Having successfully negotiated a treaty of military assistance, Marquess de La Forest became Major-general of Horse in the Danish Auxiliary Corps sent to Ireland in accordance with that treaty. In 1694 he was promoted to Lieutenant-general in the Corps by William of Orange, becoming Danish lieutenant-general in 1697. At the end of the Nine Years' War he resigned from Danish service, settling in Ireland on an estate given to him by King William.

Two years later, in 1697, however, he is a full general in Saxon service, commanding 8 000 men with orders to support Danemark in its war against Sweden. In 1699, the king of Poland asked the marquis to stay with his regiment in Poland where he dies in March 1701 at the age of 55.

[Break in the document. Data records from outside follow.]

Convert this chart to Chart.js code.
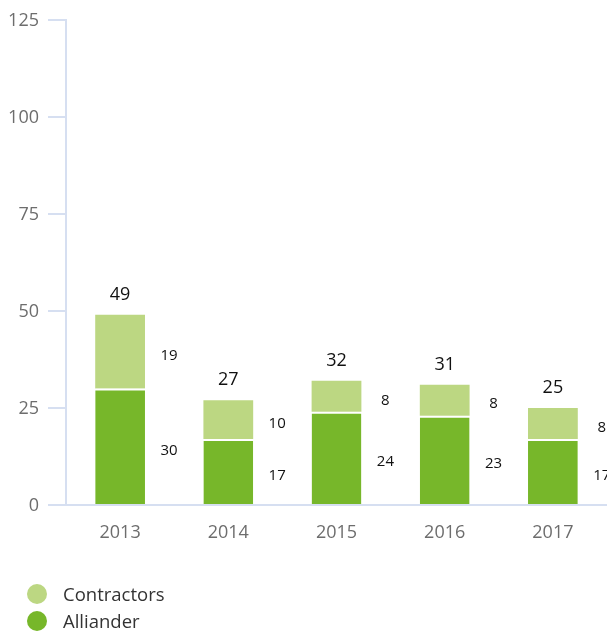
<!DOCTYPE html>
<html>
<head>
<meta charset="utf-8">
<script src="https://cdn.jsdelivr.net/npm/chart.js@4.4.1/dist/chart.umd.min.js"></script>
<style>
  html, body { margin: 0; padding: 0; background: #fff; }
  #wrap { position: relative; width: 607px; height: 635px; }
  #c { position: absolute; left: 0; top: 0; }
  .legend { position: absolute; left: 27px; top: 580px; font: 18.5px "Open Sans", sans-serif; color: #333; }
  .legend .item { display: flex; align-items: center; height: 27px; }
  .legend .dot { width: 20px; height: 20px; border-radius: 50%; margin-right: 16px; }
</style>
</head>
<body>
<div id="wrap">
  <canvas id="c" width="607" height="635"></canvas>
  <div class="legend" id="legend"></div>
</div>
<script>
// Incidents per year, split by who was involved
const years = ['2013', '2014', '2015', '2016', '2017'];
const alliander = [30, 17, 24, 23, 17];
const contractors = [19, 10, 8, 8, 8];
const yTicks = [0, 25, 50, 75, 100, 125];

const GREEN_DARK = '#77b72a';
const GREEN_LIGHT = '#bcd782';
const AXIS = '#d6dff1';
const FONT = '"Open Sans", sans-serif';

// Totals above each stack, segment values to the right of each bar
const valueLabels = {
  id: 'valueLabels',
  afterDatasetsDraw(chart) {
    const ctx = chart.ctx;
    const metaA = chart.getDatasetMeta(0);
    const metaC = chart.getDatasetMeta(1);
    ctx.save();
    ctx.textAlign = 'center';
    ctx.textBaseline = 'middle';
    ctx.fillStyle = '#111';
    years.forEach((_, i) => {
      const a = metaA.data[i];
      const c = metaC.data[i];
      const right = a.x + a.width / 2;
      ctx.font = '15px ' + FONT;
      ctx.fillText(String(alliander[i]), right + 24, (a.y + a.base) / 2 + 4);
      ctx.fillText(String(contractors[i]), right + 24, (c.y + c.base) / 2 + 4);
      ctx.font = '18px ' + FONT;
      ctx.fillText(String(alliander[i] + contractors[i]), a.x, c.y - 20);
    });
    ctx.restore();
  }
};

const chart = new Chart(document.getElementById('c'), {
  type: 'bar',
  data: {
    labels: years,
    datasets: [
      {
        label: 'Alliander',
        data: alliander,
        backgroundColor: GREEN_DARK,
        borderColor: '#fff',
        borderWidth: { top: 2, left: 0, right: 0, bottom: 0 },
        borderSkipped: false,
        barPercentage: 0.46,
        categoryPercentage: 1
      },
      {
        label: 'Contractors',
        data: contractors,
        backgroundColor: GREEN_LIGHT,
        borderWidth: 0,
        barPercentage: 0.46,
        categoryPercentage: 1
      }
    ]
  },
  options: {
    responsive: false,
    animation: false,
    devicePixelRatio: 1,
    layout: { padding: { top: 15, right: 0, left: 0, bottom: 0 } },
    plugins: {
      legend: { display: false },
      tooltip: { enabled: false }
    },
    scales: {
      x: {
        stacked: true,
        grid: { display: false, drawTicks: false },
        border: { color: AXIS, width: 2 },
        ticks: { padding: 17, color: '#6d6d6d', font: { family: FONT, size: 18 } },
        afterFit: s => { s.height = 130; }
      },
      y: {
        stacked: true,
        min: 0,
        max: 125,
        afterBuildTicks: s => { s.ticks = yTicks.map(v => ({ value: v })); },
        afterFit: s => { s.width = 66; },
        grid: { drawOnChartArea: false, drawTicks: true, tickLength: 18, color: AXIS, lineWidth: 2 },
        border: { color: AXIS, width: 2 },
        ticks: { padding: 9, labelOffset: 1, color: '#6d6d6d', font: { family: FONT, size: 18 } }
      }
    }
  },
  plugins: [valueLabels]
});

// Legend: top segment first
const legend = document.getElementById('legend');
[['Contractors', GREEN_LIGHT], ['Alliander', GREEN_DARK]].forEach(([name, color]) => {
  const item = document.createElement('div');
  item.className = 'item';
  const dot = document.createElement('span');
  dot.className = 'dot';
  dot.style.background = color;
  const txt = document.createElement('span');
  txt.textContent = name;
  item.appendChild(dot);
  item.appendChild(txt);
  legend.appendChild(item);
});
</script>
</body>
</html>
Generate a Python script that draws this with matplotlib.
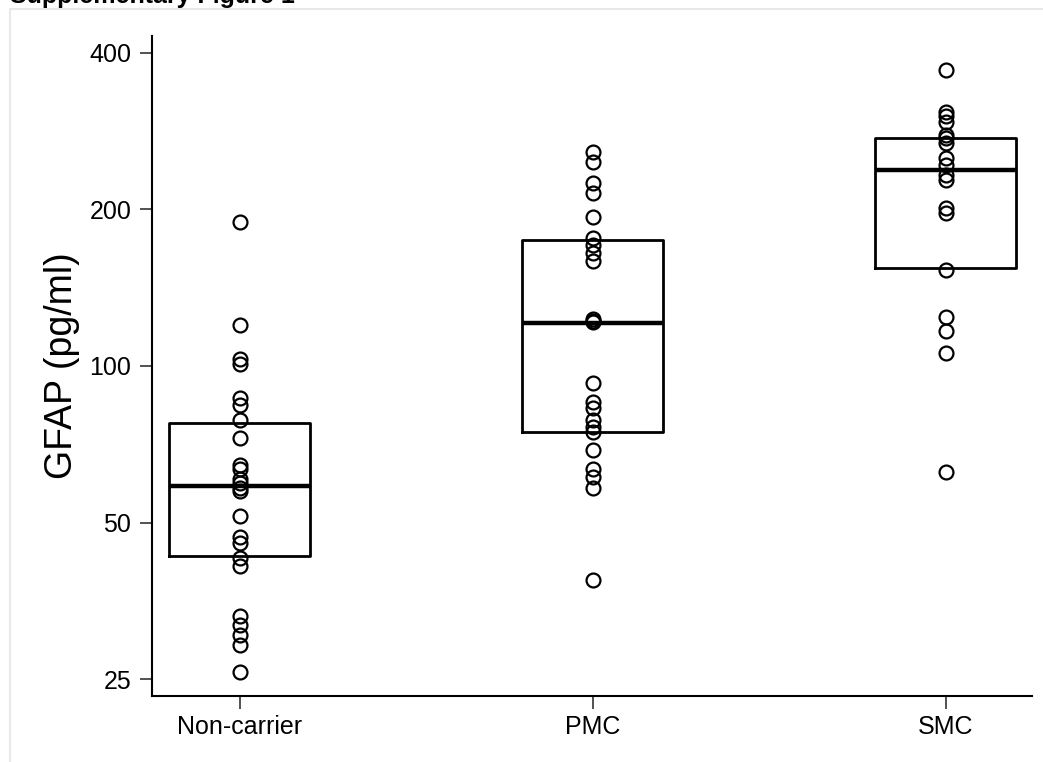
import numpy as np
import matplotlib
matplotlib.use("Agg")
import matplotlib.pyplot as plt
from matplotlib.patches import Rectangle

plt.rcParams['font.family'] = ['Liberation Sans', 'DejaVu Sans']

# --- data (GFAP, pg/ml)
groups = ["Non-carrier", "PMC", "SMC"]
noncarrier = [189, 120, 103, 101, 86.6, 84, 78.7, 72.8, 64.4, 63.5, 60.7, 59.5,
              58.2, 57.4, 51.4, 47.0, 45.6, 42.7, 41.2, 33.0, 31.8, 30.4, 29.1, 25.8]
pmc = [258, 247, 225, 215, 193, 176, 171, 165, 159, 123, 122, 121.5, 92.6, 85.4,
       82.9, 78.7, 76.4, 74.7, 68.9, 63.5, 61.2, 58.2, 38.8]
smc = [371, 308, 302, 295, 278, 274, 268, 251, 243, 233, 228, 201, 197, 153,
       124, 116.5, 106, 62.6]
q1 = [43.1, 74.5, 154.3]
medians = [58.8, 121.2, 238.6]
q3 = [77.8, 174.7, 274.1]
yticks = [25, 50, 100, 200, 400]

fig = plt.figure(figsize=(10.43, 7.62), dpi=100)
ax = fig.add_axes([152 / 1043, 66 / 762, 880 / 1043, 660 / 762])

stats = []
for name, lo, med, hi in zip(groups, q1, medians, q3):
    stats.append({"label": name, "q1": lo, "med": med, "q3": hi,
                  "whislo": lo, "whishi": hi, "fliers": []})
ax.bxp(stats, positions=[0, 1, 2], widths=0.4, showcaps=False,
       boxprops=dict(color="black", linewidth=2),
       medianprops=dict(color="black", linewidth=3.2),
       whiskerprops=dict(linewidth=0))

for i, vals in enumerate([noncarrier, pmc, smc]):
    ax.plot(np.full(len(vals), i), vals, "o", ms=10, mfc="none",
            mec="black", mew=1.6, zorder=3)

ax.set_yscale("log", base=2)
ax.set_ylim(23.2, 431)
ax.set_xlim(-0.248, 2.245)
ax.set_yticks(yticks)
ax.set_yticklabels([str(t) for t in yticks])
ax.minorticks_off()
ax.set_xticks([0, 1, 2])
ax.set_xticklabels(groups)
ax.tick_params(axis="both", labelsize=18, length=9, width=1.2, pad=5, color="#333333")
ax.tick_params(axis="y", pad=6)
for s in ["top", "right"]:
    ax.spines[s].set_visible(False)
for s in ["left", "bottom"]:
    ax.spines[s].set_linewidth(1.5)

ax.set_ylabel("GFAP (pg/ml)", fontsize=27)
ax.yaxis.set_label_coords(-0.082, 0.5)

# faint page frame and clipped heading
fig.patches.append(Rectangle((10 / 1043, -0.1), 1.2, 1.1 - 9 / 762, transform=fig.transFigure,
                             fill=False, edgecolor="#e8e8e8", linewidth=1.5))
fig.text(10 / 1043, 1 - 3.5 / 762, "Supplementary Figure 1", fontsize=18,
         fontweight="bold", va="baseline", ha="left")

fig.savefig("out.png", dpi=100)
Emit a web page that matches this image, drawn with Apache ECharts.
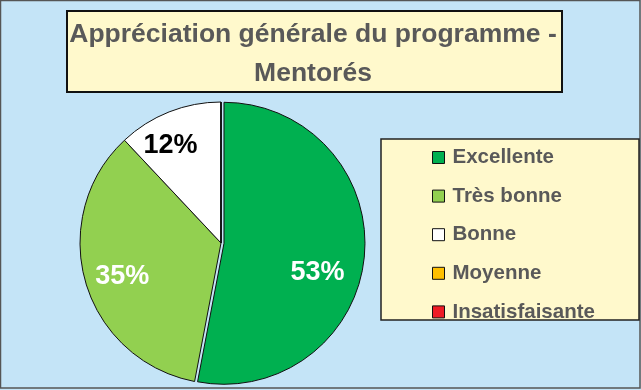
<!DOCTYPE html>
<html>
<head>
<meta charset="utf-8">
<script src="https://cdn.jsdelivr.net/npm/echarts@6/dist/echarts.min.js"></script>
<style>html,body{margin:0;padding:0;}#c{width:641px;height:390px;}</style>
</head>
<body>
<div id="c"></div>
<script>
const titleText = 'Appréciation générale du programme -\nMentorés';
const categories = ['Excellente', 'Très bonne', 'Bonne', 'Moyenne', 'Insatisfaisante'];
const values = [53, 35, 12, 0, 0];
const colors = ['#00B050', '#92D050', '#FFFFFF', '#FFC000', '#EE1C25'];
const labelColors = ['#FFFFFF', '#FFFFFF', '#000000', '#000000', '#000000'];
// label nudges (Excel "best fit" placement)
const labelNudge = [[-10, 19], [4, 4], [-11, 2], [0, 0], [0, 0]];

const chart = echarts.init(document.getElementById('c'));
const font = '"Liberation Sans", Arial, sans-serif';

const mainData = categories.map((n, i) => ({
  name: n, value: values[i], selected: i === 0,
  itemStyle: { color: colors[i] }
}));
const labelData = categories.map((n, i) => ({
  name: n, value: values[i],
  label: { show: values[i] > 0, color: labelColors[i], offset: labelNudge[i] }
}));

chart.setOption({
  backgroundColor: '#C4E4F7',
  animation: false,
  graphic: [
    { type: 'rect', silent: true, z: -1, shape: { x: 0.5, y: 0.5, width: 639.5, height: 387.5 },
      style: { fill: 'none', stroke: '#555', lineWidth: 1.5 } },
    { type: 'rect', silent: true, z: -1, shape: { x: 67, y: 11, width: 495, height: 81 },
      style: { fill: '#FFF9CC', stroke: '#111', lineWidth: 2 } },
    { type: 'rect', silent: true, z: -1, shape: { x: 381, y: 139, width: 258, height: 181 },
      style: { fill: '#FFF9CC', stroke: '#222', lineWidth: 1.5 } }
  ],
  title: {
    text: titleText, padding: 0,
    left: 313, textAlign: 'center', top: 15,
    textStyle: { fontFamily: font, fontSize: 26.5, fontWeight: 'bold', color: '#595959', lineHeight: 39 }
  },
  legend: {
    orient: 'vertical', left: 432, top: 147, padding: 0,
    itemWidth: 12, itemHeight: 12, itemGap: 17.6,
    icon: 'rect',
    data: categories.map((n, i) => ({ name: n, itemStyle: { color: colors[i], borderColor: '#111', borderWidth: 1 } })),
    textStyle: { fontFamily: font, fontSize: 20.5, fontWeight: 'bold', color: '#595959', lineHeight: 20, padding: [0, 0, 0, 3] }
  },
  series: [
    {
      type: 'pie', name: 'main',
      center: [221, 243], radius: 141,
      startAngle: 90, clockwise: true,
      selectedMode: 'single', selectedOffset: 3,
      stillShowZeroSum: false,
      itemStyle: { borderColor: '#111', borderWidth: 1 },
      label: { show: false }, labelLine: { show: false },
      emphasis: { disabled: true },
      data: mainData
    },
    {
      type: 'pie', name: 'labels', silent: true,
      center: [221, 243], radius: 208,
      startAngle: 90, clockwise: true,
      itemStyle: { color: 'rgba(0,0,0,0)', borderWidth: 0 },
      label: { position: 'inside', formatter: '{c}%', fontFamily: font, fontSize: 27, fontWeight: 'bold' },
      labelLine: { show: false },
      emphasis: { disabled: true },
      data: labelData
    }
  ]
});
</script>
</body>
</html>
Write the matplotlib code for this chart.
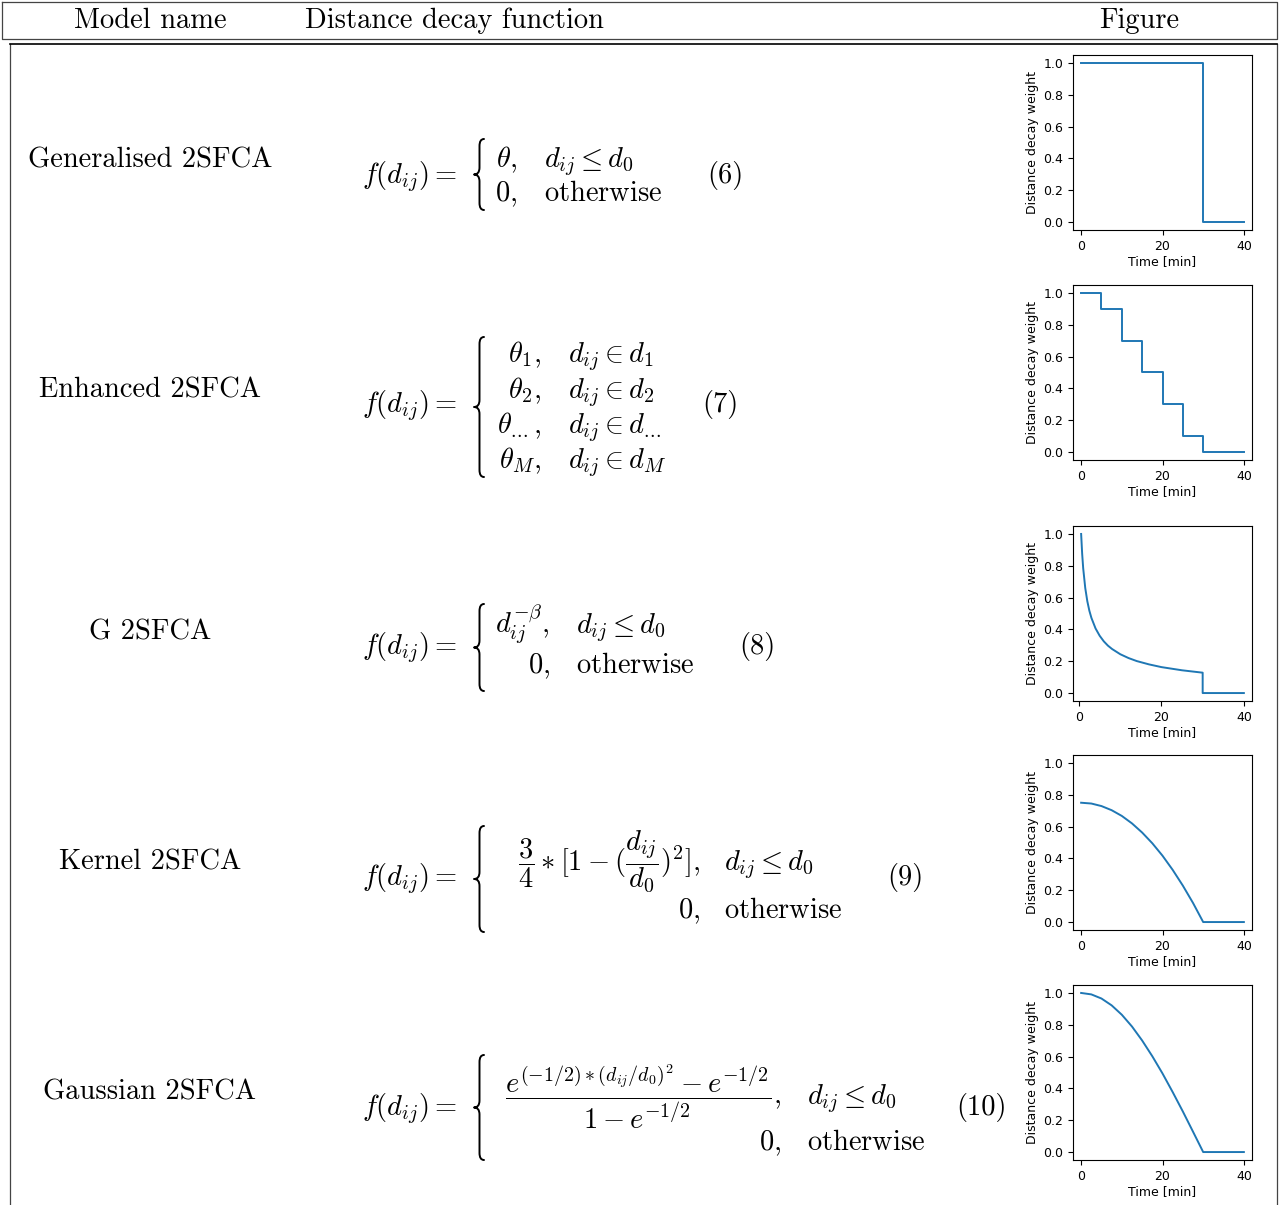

Marquess de La Forest was the only child of Frédéric de Suzannet and Esther Henry de Cheusses. Once a widower, his father remarried to Elizabeth de Courcillon, sister to the marquis of Dangeau and had four other children.

Frédéric-Henri de la Forest-Suzannet married his first cousin Renée-Marie Henry de Cheusses. Two of their sons died in the opera house fire in Copenhagen 1689. Jacques-Frédéric, their only surviving son, became Groom of the Privy Bedchamber to the king of England.